On March 3, 2014, Makas filed an application for leave to reargue or reconsider the Court's decision under Rule 60(b). [Docket No. 97] This Court denied that motion on July 29, 2013, and declined to issue a Certificate of Appealability. [Docket No. 102] On February 7, 2014, the Court of Appeals, after declining to issue a Certificate of Appealability and dismissing the appeal, issued its Mandate. [Docket No. 106] Jurisdiction has been returned to this Court.

Makas brings his current motion under Federal Rule of Civil Procedure 60(b)(6), which provides that this Court may grant relief from a judgment or order for "any other reason that justifies relief." Although it is not entirely clear from the motion, it appears Makas contends that the decision of this Court was defective or irregular. To succeed in a Rule 60(b)(6) motion, Makas must satisfy two prongs.
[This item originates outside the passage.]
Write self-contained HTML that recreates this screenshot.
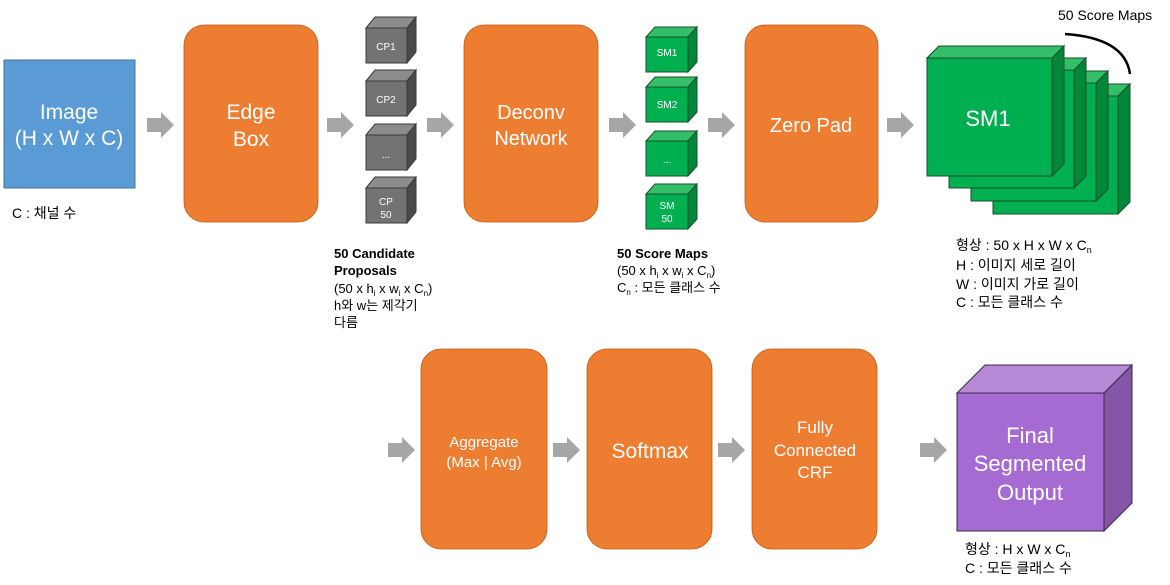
<!DOCTYPE html>
<html><head><meta charset="utf-8"><style>
html,body{margin:0;padding:0;background:#fff;}
svg{display:block;}
text{font-family:"Liberation Sans","Noto Sans CJK KR",sans-serif;}
</style></head><body>
<svg width="1170" height="585" viewBox="0 0 1170 585" xmlns="http://www.w3.org/2000/svg">
<defs>
<g id="arr"><polygon points="0,-7 14,-7 14,-13 27,0 14,13 14,7 0,7" fill="#A6A6A6"/></g>
</defs>
<!-- Image -->
<rect x="4" y="60" width="131" height="128" fill="#5B9BD5" stroke="#41719C" stroke-width="1"/>
<text x="69" y="119" fill="#fff" font-size="21" text-anchor="middle">Image</text>
<text x="69" y="145" fill="#fff" font-size="21" text-anchor="middle">(H x W x C)</text>
<text x="12" y="218" font-size="14" fill="#000">C : 채널 수</text>

<!-- arrows top -->
<use href="#arr" x="147" y="125"/>
<use href="#arr" x="327" y="125"/>
<use href="#arr" x="427" y="125"/>
<use href="#arr" x="609" y="125"/>
<use href="#arr" x="708" y="125"/>
<use href="#arr" x="887" y="125"/>
<!-- arrows bottom -->
<use href="#arr" x="388" y="450"/>
<use href="#arr" x="553" y="450"/>
<use href="#arr" x="718" y="450"/>
<use href="#arr" x="920" y="450"/>

<!-- orange boxes -->
<g fill="#ED7D31" stroke="#C55A11" stroke-width="0.8">
<rect x="184" y="25" width="134" height="197" rx="20"/>
<rect x="464" y="25" width="134" height="197" rx="20"/>
<rect x="745" y="25" width="133" height="197" rx="20"/>
<rect x="421" y="349" width="126" height="200" rx="20"/>
<rect x="587" y="349" width="125" height="200" rx="20"/>
<rect x="752" y="349" width="125" height="200" rx="20"/>
</g>
<g fill="#fff" text-anchor="middle">
<text x="251" y="119" font-size="21">Edge</text>
<text x="251" y="146" font-size="21">Box</text>
<text x="531" y="119" font-size="20">Deconv</text>
<text x="531" y="145" font-size="20">Network</text>
<text x="811" y="132" font-size="20">Zero  Pad</text>
<text x="484" y="447" font-size="15">Aggregate</text>
<text x="484" y="467" font-size="15">(Max | Avg)</text>
<text x="650" y="458" font-size="21">Softmax</text>
<text x="815" y="433" font-size="17">Fully</text>
<text x="815" y="456" font-size="17">Connected</text>
<text x="815" y="478" font-size="17">CRF</text>
</g>

<!-- gray cubes -->
<g stroke="#3a3a3a" stroke-width="1">
<g id="gc">
<polygon points="366,28 375,17 416,17 407,28" fill="#8c8c8c"/>
<polygon points="407,28 416,17 416,52 407,63" fill="#4a4a4a"/>
<rect x="366" y="28" width="41" height="35" fill="#737373"/>
</g>
<use href="#gc" y="53"/>
<use href="#gc" y="107"/>
<use href="#gc" y="160"/>
</g>
<g fill="#fff" font-size="10" text-anchor="middle">
<text x="386" y="50">CP1</text>
<text x="386" y="103">CP2</text>
<text x="386" y="158">...</text>
<text x="386" y="205">CP</text>
<text x="386" y="218">50</text>
</g>
<text x="334" y="258" font-size="13" font-weight="bold">50 Candidate</text>
<text x="334" y="275" font-size="13" font-weight="bold">Proposals</text>
<text x="334" y="293" font-size="13">(50 x h<tspan font-size="8" dy="3">i</tspan><tspan dy="-3"> x w</tspan><tspan font-size="8" dy="3">i</tspan><tspan dy="-3"> x C</tspan><tspan font-size="8" dy="3">n</tspan><tspan dy="-3">)</tspan></text>
<text x="334" y="310" font-size="13">h와 w는 제각기</text>
<text x="334" y="327" font-size="13">다름</text>

<!-- green small cubes -->
<g stroke="#1d4d2c" stroke-width="1">
<g id="sc">
<polygon points="646,37 655,27 697,27 688,37" fill="#33bf6a"/>
<polygon points="688,37 697,27 697,62 688,72" fill="#00873a"/>
<rect x="646" y="37" width="42" height="35" fill="#00B050"/>
</g>
<use href="#sc" y="50"/>
<use href="#sc" y="104"/>
<use href="#sc" y="157"/>
</g>
<g fill="#fff" font-size="10" text-anchor="middle">
<text x="667" y="56">SM1</text>
<text x="667" y="108">SM2</text>
<text x="667" y="163">...</text>
<text x="667" y="209">SM</text>
<text x="667" y="222">50</text>
</g>
<text x="617" y="258" font-size="13" font-weight="bold">50 Score  Maps</text>
<text x="617" y="275" font-size="13">(50 x h<tspan font-size="8" dy="3">i</tspan><tspan dy="-3"> x w</tspan><tspan font-size="8" dy="3">i</tspan><tspan dy="-3"> x C</tspan><tspan font-size="8" dy="3">n</tspan><tspan dy="-3">)</tspan></text>
<text x="617" y="292" font-size="13">C<tspan font-size="8" dy="3">n</tspan><tspan dy="-3"> : 모든 클래스 수</tspan></text>

<!-- big green stack -->
<g stroke="#1d4d2c" stroke-width="1">
<g id="bc">
<polygon points="927,58 939,46 1064,46 1052,58" fill="#33bf6a"/>
<polygon points="1052,58 1064,46 1064,164 1052,176" fill="#00873a"/>
<rect x="927" y="58" width="125" height="118" fill="#00B050"/>
</g>
<use href="#bc" x="66" y="38"/>
<use href="#bc" x="44" y="25"/>
<use href="#bc" x="22" y="12"/>
<use href="#bc"/>
</g>
<text x="988" y="126" fill="#fff" font-size="22" text-anchor="middle">SM1</text>
<path d="M1065,34 Q1125,38 1130,74" fill="none" stroke="#000" stroke-width="2.5"/>
<text x="1058" y="20" font-size="14">50 Score Maps</text>
<g font-size="14">
<text x="956" y="250">형상 : 50 x H x W x C<tspan font-size="9" dy="3">n</tspan></text>
<text x="956" y="270">H : 이미지 세로 길이</text>
<text x="956" y="289">W : 이미지 가로 길이</text>
<text x="956" y="307">C : 모든 클래스 수</text>
</g>

<!-- purple cube -->
<g stroke="#3b2a4a" stroke-width="1">
<polygon points="957,393 985,365 1132,365 1104,393" fill="#B589D6"/>
<polygon points="1104,393 1132,365 1132,503 1104,531" fill="#8555A8"/>
<rect x="957" y="393" width="147" height="138" fill="#A66BD3"/>
</g>
<g fill="#fff" font-size="22" text-anchor="middle">
<text x="1030" y="443">Final</text>
<text x="1030" y="471">Segmented</text>
<text x="1030" y="500">Output</text>
</g>
<g font-size="14">
<text x="965" y="554">형상 : H x W x C<tspan font-size="9" dy="3">n</tspan></text>
<text x="965" y="573">C : 모든 클래스 수</text>
</g>
</svg>
</body></html>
First, 60(b)(6) is available only if Rules 60(b)(1) through (5) do not apply.[2] Second, because it is considered "a grand reservoir of equitable power, " a proper case for Rule 60(b)(6) relief is limited to one of extraordinary circumstances, or extreme hardship.[3] The Supreme Court has noted that the circumstances giving rise to Rule 60(b)(6) relief "will rarely occur in the habeas context."[4] The motion sub judice fails to meet either of these tests.

Reduced to its essence, Makas's current motion does nothing more than rehash arguments presented and rejected by both this Court and the Court of Appeals. To the extent that Makas continues to press his ineffective assistance of counsel claims, those claims have been extensively addressed by this Court and nothing in the pending motion establishes that the decision of this Court was either defective or irregular. At most, Makas's argument is that this Court made a mistake of law, although a ground for appeal or relief under Rule 60(b)(1) is not a proper ground for Rule 60(b)(6) relief.[5]

Regarding Makas's arguments vis-a-vis the factual predicate for the underlying charge of second-degree arson, this Court addressed that extensively in its decision.[6] Other than disagreeing with that decision, nothing in the pending motion supports a finding of extraordinary circumstances, or that leaving the prior decision undisturbed will result in extreme hardship.

IT IS THEREFORE ORDERED THAT the Second Application for Leave of Court to Reargue/Reconsider at Docket No. 105 is DENIED.

IT IS FURTHER ORDERED THAT, other than a notice of appeal from this decision, this Court will entertain no further papers (pleadings, petitions, motions, or documents of any nature, however denominated) submitted by Makas, and the Clerk of the Court is directed to return any such paper unfiled to Makas, unless such paper is accompanied by an Order by the Court of Appeals.

IT IS FURTHER ORDERED THAT, to the extent that it may be necessary, the Court declines to issue a Certificate of Appealability.[7] Any further request for a Certificate of Appealability must be addressed to the Court of Appeals.[8]